Section 44BB is applicable to non-resident taxpayers engaged in the business of providing services or facilities in connection with, or supplying plant and machinery on hire basis to be used in exploration of mineral oil. Section 44BBB is applicable to foreign companies engaged in the business of civil construction or erection of plant or machinery or testing or commissioning thereof, in connection with a turnkey power project.

DUE DATE FOR TAX AUDIT

A person covered under Section 44AB should get his accounts audited and should obtain the audit report on or before the due date of filing of the return of income, i.e., on or before 30th September of the relevant assessment year. 

In case of a taxpayer who is required to furnish report in respect of any international transaction or specified domestic transaction, the due date of filing the return of income is 30th November of the relevant assessment year.

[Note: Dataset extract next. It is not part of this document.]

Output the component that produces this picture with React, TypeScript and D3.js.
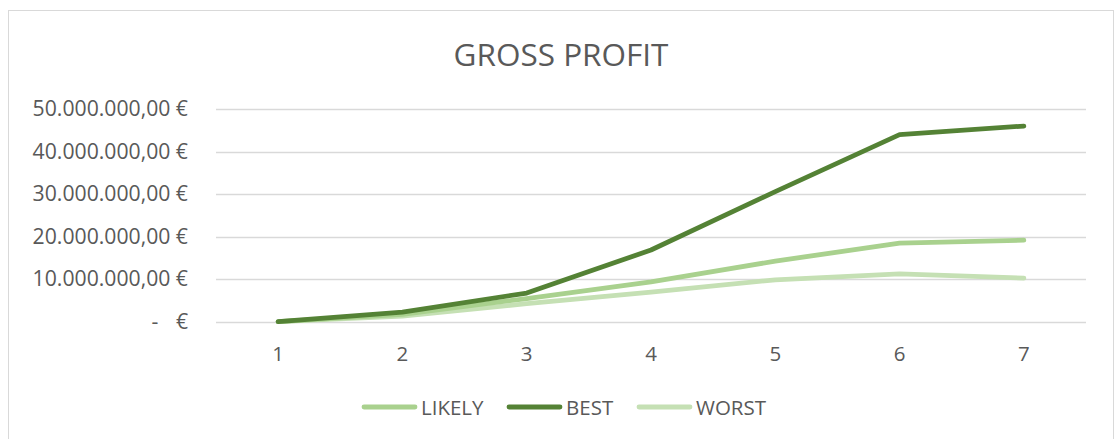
import { useEffect, useRef } from 'react'
import * as d3 from 'd3'

const categories = ['1', '2', '3', '4', '5', '6', '7']
const likely = [0.1, 1.8, 5.5, 9.4, 14.3, 18.5, 19.2]
const best = [0.1, 2.3, 6.8, 16.9, 30.6, 44.0, 46.0]
const worst = [0.1, 1.4, 4.3, 7.0, 9.9, 11.3, 10.3]
const yTicks = [0, 10, 20, 30, 40, 50]

const series = [
  { name: 'LIKELY', values: likely, color: '#A9D18E' },
  { name: 'BEST', values: best, color: '#548235' },
  { name: 'WORST', values: worst, color: '#C5E0B4' },
]

const fmt = (v: number) => {
  const s = d3.format(',')(v * 1000000).replace(/,/g, '.')
  return `${s},00 €`
}

export default function App() {
  const ref = useRef<SVGSVGElement>(null)

  useEffect(() => {
    if (!ref.current) return
    const width = 1115
    const height = 439
    const margin = { top: 109, right: 29, bottom: 117, left: 216 }
    const font = "'Open Sans', sans-serif"
    const textColor = '#595959'
    const fs = '20.5px'

    const svg = d3.select(ref.current)
    svg.selectAll('*').remove()

    svg
      .append('rect')
      .attr('x', 8.5)
      .attr('y', 10.5)
      .attr('width', 1105)
      .attr('height', 450)
      .attr('fill', '#fff')
      .attr('stroke', '#D9D9D9')

    const x = d3
      .scaleBand()
      .domain(categories)
      .range([margin.left, width - margin.right])
      .padding(0)
    const y = d3
      .scaleLinear()
      .domain([0, 50])
      .range([height - margin.bottom, margin.top])

    svg
      .append('text')
      .attr('x', 561)
      .attr('y', 66)
      .attr('text-anchor', 'middle')
      .style('font-family', font)
      .style('font-size', '31.5px')
      .style('fill', textColor)
      .text('GROSS PROFIT')

    svg
      .append('g')
      .selectAll('line')
      .data(yTicks)
      .join('line')
      .attr('x1', margin.left)
      .attr('x2', width - margin.right)
      .attr('y1', (d) => Math.round(y(d)) + 0.5)
      .attr('y2', (d) => Math.round(y(d)) + 0.5)
      .attr('stroke', '#D9D9D9')
      .attr('stroke-width', 1.3)

    const yl = svg.append('g').style('font-family', font).style('font-size', '21.2px').style('fill', textColor)
    yl.selectAll('text')
      .data(yTicks.filter((d) => d > 0))
      .join('text')
      .attr('x', 188)
      .attr('y', (d) => y(d) + 7)
      .attr('text-anchor', 'end')
      .text((d) => fmt(d))
    yl.append('text').attr('x', 188).attr('y', y(0) + 7).attr('text-anchor', 'end').text('€')
    yl.append('text').attr('x', 155).attr('y', y(0) + 7).attr('text-anchor', 'middle').text('-')

    svg
      .append('g')
      .selectAll('text')
      .data(categories)
      .join('text')
      .attr('x', (d) => (x(d) || 0) + x.bandwidth() / 2)
      .attr('y', 361)
      .attr('text-anchor', 'middle')
      .style('font-family', font)
      .style('font-size', fs)
      .style('fill', textColor)
      .text((d) => d)

    const line = d3
      .line<number>()
      .x((_, i) => (x(categories[i]) || 0) + x.bandwidth() / 2)
      .y((d) => y(d))

    const drawOrder = [series[2], series[0], series[1]]
    svg
      .append('g')
      .selectAll('path')
      .data(drawOrder)
      .join('path')
      .attr('d', (s) => line(s.values))
      .attr('fill', 'none')
      .attr('stroke', (s) => s.color)
      .attr('stroke-width', 4.8)
      .attr('stroke-linecap', 'round')
      .attr('stroke-linejoin', 'round')

    const legendX = [362, 507, 637]
    const lg = svg
      .append('g')
      .selectAll('g')
      .data(series)
      .join('g')
      .attr('transform', (_, i) => `translate(${legendX[i]},407)`)
    lg.append('line')
      .attr('x1', 2)
      .attr('x2', 53)
      .attr('stroke', (s) => s.color)
      .attr('stroke-width', 4.8)
      .attr('stroke-linecap', 'round')
    lg.append('text')
      .attr('x', 59)
      .attr('y', 7.5)
      .style('font-family', font)
      .style('font-size', fs)
      .style('fill', textColor)
      .text((s) => s.name)
  }, [])

  return (
    <svg
      ref={ref}
      width={1115}
      height={439}
      style={{ position: 'absolute', left: 0, top: 0, background: '#fff' }}
    />
  )
}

The tax audit report is to be electronically filed by the chartered accountant to the Income-tax Department. After filing of such report by the chartered accountant, the taxpayer has to approve the report from his e-filing account with the Department i.e., www.incometacidniaefiling.gov.in

PENALTY FOR NOT GETTING THE ACCOUNTS AUDITED

According to Section 271B, if any person who is required to comply with Section 44AB fails to get his accounts audited in respect of any year or years as required under Section 44AB or furnish such report as required under Section 44Ab, the Assessing Officer may impose a penalty. The penalty shall be lower of the following amounts:

  • 0.5% of the total sales, turnover or gross receipts, as the case may be, in business, or of the gross receipts in profession, in such year or years.
  • Rs. 1, 50, 000.

However, according to Section 271B, no penalty shall be imposed if reasonable cause for such failure is proved.